Na bagagem, o MC de Odivelas traz “A Árvore Kriminal”, o seu novo álbum.

Os bilhetes para o concerto custam €8 e estão em venda antecipada nas lojas Montana Shop & Gallery, Flur, Matéria Prima e Louie Louie.

O espetáculo tem início às 22h00.

Sobre Halloween

De certa maneira, o rap são os pés descalços do hip-hop – ou seja, uma parte importantíssima para o equilíbrio dessa cultura maior que abrange diferentes artes de rua. Durante a primeira metade da década de 90, muito antes do hip-hop ficar deslumbrado com os seus ganhos, o rap viveu anos de uma fertilidade feroz e anormal. A riqueza desse período é tal, que, mesmo descontando os manifestos sagrados de Dr. Dre, Notorious B.I.G. ou Wu-Tang Clan, sobra ainda uma segunda linha de álbuns altamente respeitáveis de coletivos como Souls of Mischief, Pharcyde ou Lords of the Underground, entre tantos outros. A luta, que elevou essa geração de mensageiros, terá sido a mesma que obrigou o rap a ser engenhoso para disputar o tempo de antena com a música pop e o rock de Seattle (igualmente fulguroso nessa altura). E tudo isto ocorre num período em que o hip-hop era ainda uma escalada e não a festa de novos ricos em que se transformou hoje.

Allen Halloween entende que o rap genuíno só pode existir num espírito inconformado e é também isso que faz dele um dos mais excecionais alunos da melhor escola de 89-94. Quando, numa entrevista recente, alguém lhe pedia que caracterizasse o seu estilo, Halloween não hesitou em dar a resposta mais simples: “é rap”. Ponto. E essa atitude “sem merdas” revela o essencial sobre um MC que, à custa de muito trabalho e algum génio, conseguiu encontrar vantagens nos limitadíssimos meios técnicos de que dispunha para gravar o seu disco de estreia, “Projecto Mary Witch”. Repare-se, por exemplo, em como nem o facto de algumas programações terem sido feitas numa Playstation (imagine-se) impediu o álbum de garantir um entusiasmado culto e o estatuto de clássico improvável do hip-hop nacional.
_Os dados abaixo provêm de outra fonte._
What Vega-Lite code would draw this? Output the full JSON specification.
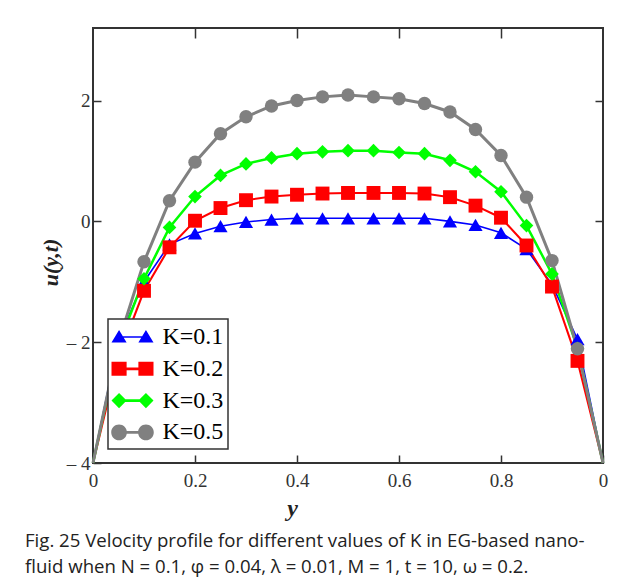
{
  "$schema": "https://vega.github.io/schema/vega-lite/v6.json",
  "width": 510,
  "height": 435,
  "autosize": {"type": "none"},
  "padding": {"left": 93, "top": 28, "right": 27, "bottom": 125},
  "background": "white",
  "title": {
    "text": ["Fig. 25 Velocity profile for different values of K in EG-based nano-", "fluid when N = 0.1, φ = 0.04, λ = 0.01, M = 1, t = 10, ω = 0.2."],
    "orient": "bottom",
    "anchor": "start",
    "frame": "group",
    "dx": -68,
    "font": "Open Sans",
    "fontSize": 18.6,
    "fontWeight": "normal",
    "color": "#222",
    "lineHeight": 26,
    "offset": 12,
    "baseline": "top"
  },
  "data": {
    "values": [
      {"K": "K=0.1", "p": 0, "u": -4}, {"K": "K=0.1", "p": 0.05, "u": -1.95}, {"K": "K=0.1", "p": 0.1, "u": -1.0}, {"K": "K=0.1", "p": 0.15, "u": -0.38}, {"K": "K=0.1", "p": 0.2, "u": -0.2}, {"K": "K=0.1", "p": 0.25, "u": -0.08}, {"K": "K=0.1", "p": 0.3, "u": -0.01}, {"K": "K=0.1", "p": 0.35, "u": 0.03}, {"K": "K=0.1", "p": 0.4, "u": 0.05}, {"K": "K=0.1", "p": 0.45, "u": 0.05}, {"K": "K=0.1", "p": 0.5, "u": 0.05}, {"K": "K=0.1", "p": 0.55, "u": 0.05}, {"K": "K=0.1", "p": 0.6, "u": 0.05}, {"K": "K=0.1", "p": 0.65, "u": 0.05}, {"K": "K=0.1", "p": 0.7, "u": 0.0}, {"K": "K=0.1", "p": 0.75, "u": -0.06}, {"K": "K=0.1", "p": 0.8, "u": -0.19}, {"K": "K=0.1", "p": 0.85, "u": -0.46}, {"K": "K=0.1", "p": 0.9, "u": -1.05}, {"K": "K=0.1", "p": 0.95, "u": -1.95}, {"K": "K=0.1", "p": 1, "u": -4},
      {"K": "K=0.2", "p": 0, "u": -4}, {"K": "K=0.2", "p": 0.05, "u": -2.25}, {"K": "K=0.2", "p": 0.1, "u": -1.15}, {"K": "K=0.2", "p": 0.15, "u": -0.43}, {"K": "K=0.2", "p": 0.2, "u": 0.01}, {"K": "K=0.2", "p": 0.25, "u": 0.22}, {"K": "K=0.2", "p": 0.3, "u": 0.35}, {"K": "K=0.2", "p": 0.35, "u": 0.41}, {"K": "K=0.2", "p": 0.4, "u": 0.44}, {"K": "K=0.2", "p": 0.45, "u": 0.46}, {"K": "K=0.2", "p": 0.5, "u": 0.47}, {"K": "K=0.2", "p": 0.55, "u": 0.47}, {"K": "K=0.2", "p": 0.6, "u": 0.47}, {"K": "K=0.2", "p": 0.65, "u": 0.46}, {"K": "K=0.2", "p": 0.7, "u": 0.4}, {"K": "K=0.2", "p": 0.75, "u": 0.26}, {"K": "K=0.2", "p": 0.8, "u": 0.06}, {"K": "K=0.2", "p": 0.85, "u": -0.4}, {"K": "K=0.2", "p": 0.9, "u": -1.08}, {"K": "K=0.2", "p": 0.95, "u": -2.31}, {"K": "K=0.2", "p": 1, "u": -4},
      {"K": "K=0.3", "p": 0, "u": -4}, {"K": "K=0.3", "p": 0.05, "u": -2.05}, {"K": "K=0.3", "p": 0.1, "u": -0.95}, {"K": "K=0.3", "p": 0.15, "u": -0.1}, {"K": "K=0.3", "p": 0.2, "u": 0.41}, {"K": "K=0.3", "p": 0.25, "u": 0.76}, {"K": "K=0.3", "p": 0.3, "u": 0.95}, {"K": "K=0.3", "p": 0.35, "u": 1.05}, {"K": "K=0.3", "p": 0.4, "u": 1.12}, {"K": "K=0.3", "p": 0.45, "u": 1.15}, {"K": "K=0.3", "p": 0.5, "u": 1.17}, {"K": "K=0.3", "p": 0.55, "u": 1.17}, {"K": "K=0.3", "p": 0.6, "u": 1.14}, {"K": "K=0.3", "p": 0.65, "u": 1.12}, {"K": "K=0.3", "p": 0.7, "u": 1.01}, {"K": "K=0.3", "p": 0.75, "u": 0.82}, {"K": "K=0.3", "p": 0.8, "u": 0.49}, {"K": "K=0.3", "p": 0.85, "u": -0.07}, {"K": "K=0.3", "p": 0.9, "u": -0.87}, {"K": "K=0.3", "p": 0.95, "u": -2.1}, {"K": "K=0.3", "p": 1, "u": -4},
      {"K": "K=0.5", "p": 0, "u": -4}, {"K": "K=0.5", "p": 0.05, "u": -2.0}, {"K": "K=0.5", "p": 0.1, "u": -0.67}, {"K": "K=0.5", "p": 0.15, "u": 0.34}, {"K": "K=0.5", "p": 0.2, "u": 0.98}, {"K": "K=0.5", "p": 0.25, "u": 1.45}, {"K": "K=0.5", "p": 0.3, "u": 1.73}, {"K": "K=0.5", "p": 0.35, "u": 1.91}, {"K": "K=0.5", "p": 0.4, "u": 2.0}, {"K": "K=0.5", "p": 0.45, "u": 2.06}, {"K": "K=0.5", "p": 0.5, "u": 2.09}, {"K": "K=0.5", "p": 0.55, "u": 2.06}, {"K": "K=0.5", "p": 0.6, "u": 2.03}, {"K": "K=0.5", "p": 0.65, "u": 1.95}, {"K": "K=0.5", "p": 0.7, "u": 1.81}, {"K": "K=0.5", "p": 0.75, "u": 1.52}, {"K": "K=0.5", "p": 0.8, "u": 1.09}, {"K": "K=0.5", "p": 0.85, "u": 0.4}, {"K": "K=0.5", "p": 0.9, "u": -0.65}, {"K": "K=0.5", "p": 0.95, "u": -2.11}, {"K": "K=0.5", "p": 1, "u": -4}
    ]
  },
  "layer": [
    {
      "mark": {"type": "line"},
      "encoding": {
        "x": {
          "field": "p", "type": "quantitative",
          "scale": {"domain": [0, 1], "nice": false, "zero": false},
          "axis": {
            "orient": "bottom",
            "values": [0, 0.2, 0.4, 0.6, 0.8, 1],
            "labelExpr": "datum.value === 0 || datum.value === 1 ? '0' : format(datum.value, '.1f')",
            "title": "y",
            "titleX": 199,
            "titleY": 45,
            "titleBaseline": "middle",
            "titleFontSize": 24,
            "titleFontStyle": "italic",
            "titleFontWeight": "bold",
            "tickSize": -8,
            "labelPadding": 16,
            "labelFlush": false,
            "labelOverlap": false
          }
        },
        "y": {
          "field": "u", "type": "quantitative",
          "scale": {"domain": [-4, 3.2], "nice": false, "zero": false},
          "axis": {
            "orient": "left",
            "values": [-4, -2, 0, 2],
            "labelExpr": "datum.value < 0 ? '– ' + format(-datum.value, 'd') : datum.label",
            "title": "u(y,t)",
            "titleX": -43,
            "titleY": 234,
            "titleAngle": -90,
            "titleBaseline": "middle",
            "titleFontSize": 22,
            "titleFontStyle": "italic",
            "titleFontWeight": "bold",
            "tickSize": -8,
            "labelPadding": 11,
            "labelFlush": false,
            "labelOverlap": false
          }
        },
        "color": {
          "field": "K", "type": "nominal",
          "scale": {"domain": ["K=0.1", "K=0.2", "K=0.3", "K=0.5"], "range": ["#0000ff", "#ff0000", "#00ff00", "#808080"]},
          "legend": null
        },
        "strokeWidth": {
          "field": "K", "type": "nominal",
          "scale": {"domain": ["K=0.1", "K=0.2", "K=0.3", "K=0.5"], "range": [1.6, 3, 3, 2.5]},
          "legend": null
        }
      }
    },
    {
      "transform": [{"filter": "datum.p > 0.01 && datum.p < 0.99"}],
      "mark": {"type": "point", "filled": true, "opacity": 1, "strokeWidth": 0},
      "encoding": {
        "x": {
          "field": "p", "type": "quantitative",
          "axis": {"orient": "top", "values": [0.2, 0.4, 0.6, 0.8], "labels": false, "title": null, "tickSize": -10}
        },
        "y": {
          "field": "u", "type": "quantitative",
          "axis": {"orient": "right", "values": [-2, 0, 2], "labels": false, "title": null, "tickSize": -8}
        },
        "color": {"field": "K", "type": "nominal", "legend": null},
        "shape": {
          "field": "K", "type": "nominal",
          "scale": {"domain": ["K=0.1", "K=0.2", "K=0.3", "K=0.5"], "range": ["triangle-up", "square", "diamond", "circle"]},
          "legend": null
        },
        "size": {
          "field": "K", "type": "nominal",
          "scale": {"domain": ["K=0.1", "K=0.2", "K=0.3", "K=0.5"], "range": [200, 180, 160, 220]},
          "legend": null
        }
      }
    },
    {
      "transform": [{"filter": "datum.p < 0"}],
      "mark": {"type": "point", "filled": true, "opacity": 1, "strokeWidth": 0},
      "encoding": {
        "x": {"field": "p", "type": "quantitative", "axis": null},
        "y": {"field": "u", "type": "quantitative", "axis": null},
        "fill": {
          "field": "K", "type": "nominal",
          "scale": {"domain": ["K=0.1", "K=0.2", "K=0.3", "K=0.5"], "range": ["#0000ff", "#ff0000", "#00ff00", "#808080"]},
          "legend": {
            "title": null,
            "orient": "bottom-left",
            "offset": 14.5,
            "padding": 4,
            "rowPadding": 5.8,
            "symbolSize": 784,
            "symbolOffset": 6.5,
            "labelOffset": 16,
            "labelFont": "Liberation Serif",
            "labelFontSize": 24,
            "labelColor": "black",
            "labelExpr": "datum.label + '  '",
            "strokeColor": "#333",
            "fillColor": "white",
            "symbolStrokeWidth": 0,
            "symbolOpacity": 1
          }
        },
        "shape": {
          "field": "K", "type": "nominal",
          "scale": {"domain": ["K=0.1", "K=0.2", "K=0.3", "K=0.5"], "range": [
            "M -1.5 0.4 L -0.96 -0.5 L -0.42 0.4 Z M 0.42 0.4 L 0.96 -0.5 L 1.5 0.4 Z M -0.96 -0.05 L 0.96 -0.05 L 0.96 0.05 L -0.96 0.05 Z",
            "M -1.5 -0.5 L -0.42 -0.5 L -0.42 0.5 L -1.5 0.5 Z M 0.42 -0.5 L 1.5 -0.5 L 1.5 0.5 L 0.42 0.5 Z M -0.96 -0.1 L 0.96 -0.1 L 0.96 0.1 L -0.96 0.1 Z",
            "M -1.5 0 L -0.96 -0.54 L -0.42 0 L -0.96 0.54 Z M 0.42 0 L 0.96 -0.54 L 1.5 0 L 0.96 0.54 Z M -0.96 -0.1 L 0.96 -0.1 L 0.96 0.1 L -0.96 0.1 Z",
            "M -0.4 0 A 0.56 0.56 0 1 1 -1.52 0 A 0.56 0.56 0 1 1 -0.4 0 Z M 1.52 0 A 0.56 0.56 0 1 1 0.4 0 A 0.56 0.56 0 1 1 1.52 0 Z M -0.96 -0.1 L 0.96 -0.1 L 0.96 0.1 L -0.96 0.1 Z"
          ]},
          "legend": {
            "title": null,
            "orient": "bottom-left",
            "offset": 14.5,
            "padding": 4,
            "rowPadding": 5.8,
            "symbolSize": 784,
            "symbolOffset": 6.5,
            "labelOffset": 16,
            "labelFont": "Liberation Serif",
            "labelFontSize": 24,
            "labelColor": "black",
            "labelExpr": "datum.label + '  '",
            "strokeColor": "#333",
            "fillColor": "white",
            "symbolStrokeWidth": 0,
            "symbolOpacity": 1
          }
        }
      }
    }
  ],
  "resolve": {
    "axis": {"x": "independent", "y": "independent"},
    "scale": {"shape": "independent", "fill": "independent"}
  },
  "config": {
    "view": {"stroke": "#333", "strokeWidth": 2},
    "axis": {
      "domain": false,
      "grid": false,
      "tickColor": "#333",
      "tickWidth": 1.5,
      "labelFont": "Liberation Serif",
      "labelFontSize": 19,
      "labelColor": "#333",
      "titleFont": "Liberation Serif",
      "titleColor": "#222"
    },
    "legend": {"strokeWidth": 1.5}
  }
}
A verdade é que, mesmo depois de alguns anos passados sobre o seu lançamento, continua a ser difícil explicar o milagre de “Mary Witch” e a sua fórmula única. Muito mais fácil será encontrar os maiores elogios para a sua inventividade lírica, que, num flow imparável, tão depressa refere nomes de jogadores da bola como descreve os hábitos dos “agarrados” e das “miúdas tesudas” dos bairros mais infames de Odivelas (a morada de Halloween e da sua crew Youth Kriminals).

Por entre as noites mal dormidas e as muitas “mocas” de “Mary Witch”, Halloween é o herói trágico, o MC encurralado, a “bruxa” que aniquila rivais com dois versos (venceu todos os beefs até aqui e não se baixou ao nível de outros tantos), um brilhante contador de histórias e o esquizofrénico capaz de assumir os diferentes papéis (e as vozes) das suas óperas de rua. Para confirmar as duas últimas qualidades, escute-se, por exemplo, “Um dia de um dread de 16 anos”, um épico urbano de 10 minutos, tão denunciador, pertinente e elaborado como o “FMI”, de José Mário Branco.